The Defense Post argued that one splinter faction of the ADF had possibly joined IS-CAP, while the ADF’s official leadership had made no bay’ah (“oath of allegiance”) to Abu Bakr al-Baghdadi or Islamic State in general.

Researcher Marcel Heritier Kapiteni generally doubted whether Islamic State followers had been involved in the attacks at all, arguing that IS-CAP might be no more than a propaganda tool in a “media war”. According to him, “DRC’s terrain is not socially favorable to radical Islam”.

On 4 June 2019, ISIL claimed that its Central African Province had carried out a successful attack on the Mozambique Defence Armed Forces (FADM) at Mitopy in the Mocímboa da Praia District, Mozambique. At least 16 people were killed and about 12 wounded during the attack. By this point, Islamic State considered Ansar al-Sunna as one its affiliates, though how many Islamist rebels in Mozambique were actually loyal to Islamic State remained unclear.

The Defense Post argued that it was impossible to judge whether the attack had been carried out by IS-CAP or another armed group due the lack of information on the rebels in Mozambique.
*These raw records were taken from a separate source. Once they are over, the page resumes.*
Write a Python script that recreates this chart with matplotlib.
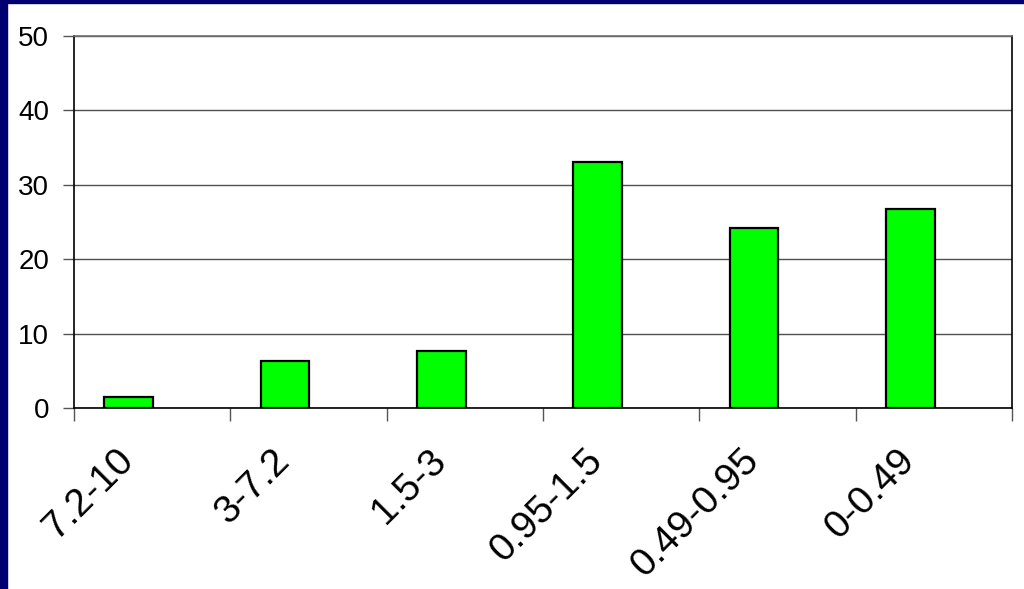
import matplotlib
matplotlib.use("Agg")
import matplotlib.pyplot as plt
from matplotlib.patches import Rectangle
from matplotlib.transforms import ScaledTranslation

categorias = ["7.2-10", "3-7.2", "1.5-3", "0.95-1.5", "0.49-0.95", "0-0.49"]
valores = [1.5, 6.3, 7.7, 33.1, 24.2, 26.7]
yticks = [0, 10, 20, 30, 40, 50]

plt.rcParams['font.family'] = ['Liberation Sans', 'DejaVu Sans']

fig = plt.figure(figsize=(10.24, 5.89), dpi=100)
fig.patch.set_facecolor('white')

# borde azul oscuro (izquierda y arriba)
fig.patches.append(Rectangle((0, 0), 7 / 1024, 1, transform=fig.transFigure,
                             color='#000070', zorder=0))
fig.patches.append(Rectangle((0, 1 - 3 / 589), 1, 3 / 589, transform=fig.transFigure,
                             color='#000070', zorder=0))

ax = fig.add_axes([74 / 1024, 1 - 408 / 589, (1012 - 74) / 1024, (408 - 36) / 589])

x = list(range(len(categorias)))
# las barras quedan corridas a la izquierda del centro de cada categoria
ax.bar([i - 0.15 for i in x], valores, width=0.31, color='#00FF00',
       edgecolor='black', linewidth=1.6, zorder=3)

ax.set_xlim(-0.5, len(categorias) - 0.5)
ax.set_ylim(0, 50)
ax.set_yticks(yticks)
ax.yaxis.grid(True, color='#505050', linewidth=1, zorder=0)

# ticks de separacion entre categorias
ax.set_xticks([i + 0.5 for i in range(-1, len(categorias))], minor=True)
ax.tick_params(axis='x', which='minor', length=9, width=1, color='#555555', direction='out')
ax.set_xticks(x)
ax.set_xticklabels(categorias, rotation=45, ha='right', va='center',
                   rotation_mode='anchor', fontsize=28)
ax.tick_params(axis='x', which='major', length=0, pad=34)
ax.tick_params(axis='y', length=8, width=1, color='#555555', pad=10, labelsize=20)

for lbl in ax.get_xticklabels():
    lbl.set_transform(lbl.get_transform() + ScaledTranslation(-0.24, 0, fig.dpi_scale_trans))

ax.spines['top'].set_color('#707070')
ax.spines['left'].set_color('black')
ax.spines['right'].set_color('black')
ax.spines['bottom'].set_color('black')
for s in ax.spines.values():
    s.set_linewidth(1.2)

fig.savefig("out.png", dpi=100)
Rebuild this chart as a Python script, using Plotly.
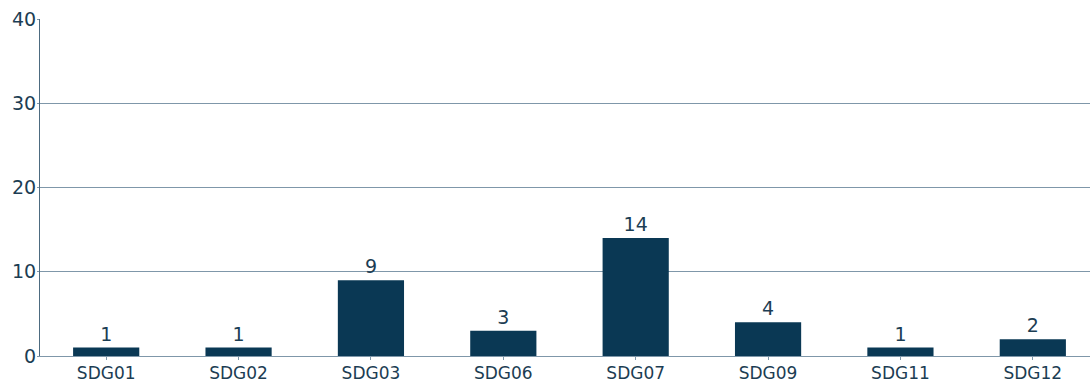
import plotly.graph_objects as go

categories = ["SDG01", "SDG02", "SDG03", "SDG06", "SDG07", "SDG09", "SDG11", "SDG12"]
values = [1, 1, 9, 3, 14, 4, 1, 2]
y_ticks = [0, 10, 20, 30, 40]

text_color = "#1c3d53"
bar_color = "#0a3854"
grid_color = "#7f97a9"
axis_color = "#4d6b80"

fig = go.Figure(go.Bar(
    x=categories, y=values,
    marker=dict(color=bar_color, line=dict(width=0)),
    text=[str(v) for v in values],
    textposition="outside",
    cliponaxis=False,
    textfont=dict(size=19, color=text_color, family="DejaVu Sans"),
))

fig.update_layout(
    width=1099, height=380,
    margin=dict(l=40, r=0, t=19, b=24),
    plot_bgcolor="white", paper_bgcolor="white",
    bargap=0.5,
    showlegend=False,
    font=dict(family="DejaVu Sans", size=17, color=text_color),
)
fig.update_xaxes(
    showline=True, linecolor=grid_color, linewidth=1,
    ticks="outside", ticklen=3, tickcolor=grid_color,
    showgrid=False, automargin=False,
    tickfont=dict(size=17, color=text_color),
    ticklabelstandoff=-1,
)
fig.update_yaxes(
    range=[0, 40], tickvals=y_ticks,
    showline=True, linecolor=axis_color, linewidth=1,
    ticks="outside", ticklen=2, tickcolor=grid_color,
    showgrid=True, gridcolor=grid_color, gridwidth=1,
    zeroline=False, automargin=False,
    tickfont=dict(size=19, color=text_color),
    ticklabelstandoff=-3,
)

fig.write_html("out.html", config={"displayModeBar": False})

with open("out.html", "r", encoding="utf-8") as f:
    html = f.read()
html = html.replace("<body>", "<body style=\"margin:0;padding:0;\">", 1)
html = html.replace("<head>", "<head><style>html,body{margin:0;padding:0;overflow:hidden;}</style>", 1)
with open("out.html", "w", encoding="utf-8") as f:
    f.write(html)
In any case, the Mozambique police once again denied that any Islamic State elements were active in the country. In October 2019, IS-CAP carried out two ambushes against Mozambican security forces and allied Russian Wagner Group mercenaries in Cabo Delgado Province, reportedly killing 27 soldiers.

In contrast to its growing presence in Mozambique, IS-CAP’s operations in the Congo remained small in scale and number by late 2019. Researcher Nicholas Lazarides argued that this proved the ADF’s non-alignment with the Islamic State, suggesting that IS-CAP was indeed just a splinter faction. Accordingly, the Central Africa Province’s main importance laid in its propaganda value and its future potential to grow through its connections with the well-established, well-known Islamic State core group.

The Central Africa Province officially pledged allegiance to Islamic State’s new caliph Abu Ibrahim al-Hashimi al-Qurashi on 7 November 2019.